My father, an Israeli citizen, studied medicine at the University of Vienna and Hebrew University, then did his residency in the US, and has practiced here (as a psychiatrist) ever since. (He now also has American citizenship.) This was, however, fifty years ago, and I don't know what the rules are like these days. But, if you are unsure where you want to settle, an Israeli medical degree might be portable, so it's worth looking into.
posted by Conrad Cornelius o'Donald o'Dell at 9:15 PM on June 5, 2009

Response by poster: zsazsa: I'm also an Israeli citizen. And I'm enlisting, there's no question about that, although that discussion is unrelated to this thread.
posted by alon at 2:47 AM on June 6, 2009

Best answer: I've just graduated from a Canadian medical school, so I'll try to offer suggestions from my perspective:

- From what I've seen, if at all possible, do your training in Canada (or the US) if you want to practice in Canada. Otherwise, you have to go through a lot of hassle with extra residency training, return-of-service agreements, (even more) intense residency position competition, etc. If you want to do residency in Canada, you will be considered an international medical graduate despite your Canadian citizenship if you've trained outside Canada/US.

- If you're considering Canadian medical schools, it does feel a bit like a crapshoot. Do volunteer activities that you're interested in and can speak passionately about in an interview. Don't be president of the premed society just because you think it will look good on a resume - it has to go farther than that. Trust me, having interviewed candidates, you can tell when someone did something just for the checkmark on their list.

- Grades are important for getting into Canadian med schools. However, only your undergrad grades are taken into account when applying to med school. Some schools will only look at certain years, if that works out more favourably for you. Each school is different in the way it calculates GPA. Each school also has different MCAT cutoffs.

- Do a degree you're interested in, not just a LifeSci degree because "it's kinda like medicine". This degree DOES NOT have to be completed at the University of Toronto or McGill University to be considered "a good degree". This is a line of thinking that seems to be transplanted from the US where school ranking seems to be a really, really big deal. The situation is not equivalent in Canada. There are plenty of good universities in Canada with lower costs of living and interesting programs. In my class, there were of course people from UofT, but also from Brock, Simon Fraser, MUN, Dalhousie, UNB, etc.
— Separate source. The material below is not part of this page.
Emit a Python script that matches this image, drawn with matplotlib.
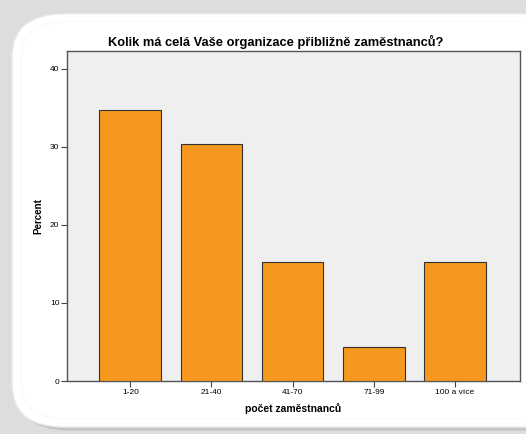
import matplotlib.pyplot as plt
from matplotlib.patches import FancyBboxPatch

# ── DATA ─────────────────────────────────────────────────────────────────────
categories = ["1-20", "21-40", "41-70", "71-99", "100 a více"]
percent = [34.8, 30.4, 15.2, 4.3, 15.2]
yticks = [0, 10, 20, 30, 40]

TITLE = "Kolik má celá Vaše organizace přibližně zaměstnanců?"
XLABEL = "počet zaměstnanců"
YLABEL = "Percent"

BAR_COLOR = "#F7981E"
PANEL_BG = "#EFEFEF"

plt.rcParams.update({
    "font.family": ["Liberation Sans", "DejaVu Sans"],
})

fig = plt.figure(figsize=(5.26, 4.34), dpi=100)
fig.patch.set_facecolor("#DDDDDD")

# page card with shadow
shadow = FancyBboxPatch((0.032, 0.008), 1.2, 0.95,
                        boxstyle="round,pad=0,rounding_size=0.1",
                        transform=fig.transFigure, facecolor="#C4C4C4",
                        edgecolor="none", zorder=0)
card = FancyBboxPatch((0.023, 0.016), 1.2, 0.952,
                      boxstyle="round,pad=0,rounding_size=0.1",
                      transform=fig.transFigure, facecolor="white",
                      edgecolor="#EBEBEB", linewidth=1.0, zorder=1)
inner = FancyBboxPatch((0.04, 0.035), 1.2, 0.915,
                       boxstyle="round,pad=0,rounding_size=0.085",
                       transform=fig.transFigure, facecolor="none",
                       edgecolor="#F8F8F8", linewidth=0.6, zorder=1)
fig.patches.extend([shadow, card, inner])

ax = fig.add_axes([0.1274, 0.1221, 0.861, 0.7604], zorder=2)
ax.set_facecolor(PANEL_BG)

x = range(len(categories))
ax.bar(x, percent, width=0.76, color=BAR_COLOR, edgecolor="#333333",
       linewidth=0.8, zorder=3)

ax.set_xlim(-0.78, 4.80)
ax.set_ylim(0, 42.3)
ax.set_xticks(list(x))
ax.set_xticklabels(categories)
ax.set_yticks(yticks)

for s in ax.spines.values():
    s.set_color("#555555")
    s.set_linewidth(1.0)

ax.tick_params(axis="both", direction="out", length=4, width=0.8,
               color="#444444", labelsize=6, pad=1.5)

fig.text(0.525, 0.893, TITLE, fontsize=9.3, fontweight="bold",
         ha="center", va="baseline")
ax.set_xlabel(XLABEL, fontsize=7.5, fontweight="bold", labelpad=5)
ax.set_ylabel(YLABEL, fontsize=7, fontweight="bold", labelpad=5)

fig.savefig("out.png", dpi=100, facecolor=fig.get_facecolor())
- Check out the Student Doctor forums, but I would also recommend the Canadian Premed and Medical School forums. You will encounter stressed out pre-med freakouts on both forums, but overall, the Canadian board is more (obviously) geared toward Canadian schools and maybe a little calmer.

- As for figuring out what specialty you want to go into, save that for when you're in med school. I, and many of my classmates, didn't figure it out until I was applying for residency. Right now, you have to figure out if you want to be a doctor. This involves a lot of work with the public, with teams, and can involve difficult and stressful situations. Try to figure out if you like/can work in these environments, which can also be found outside the medical field. Beyond that, look into other health professional occupations. Figure out why you DON'T want to be a nurse, physiotherapist, pharmacist, paramedic, etc. Of course, it's good to have an answer as these questions come up in interviews, but it's also important to figure out for yourself to ensure you're going into the profession that most suits you.

Good luck!
posted by flying kumquat at 1:00 PM on June 8, 2009

Does the Israeli military let you train within a specific division, like medicine or health care, once your more-basic training is complete?
posted by mdonley at 7:18 AM on July 4, 2009

Response by poster: Does the Israeli military let you train within a specific division, like medicine or health care, once your more-basic training is complete?

If you're a combat soldier, you can volunteer to train as a medic. I am not going to be a combat soldier and I cannot be a combat medic or anything combat because my physical profile is too low.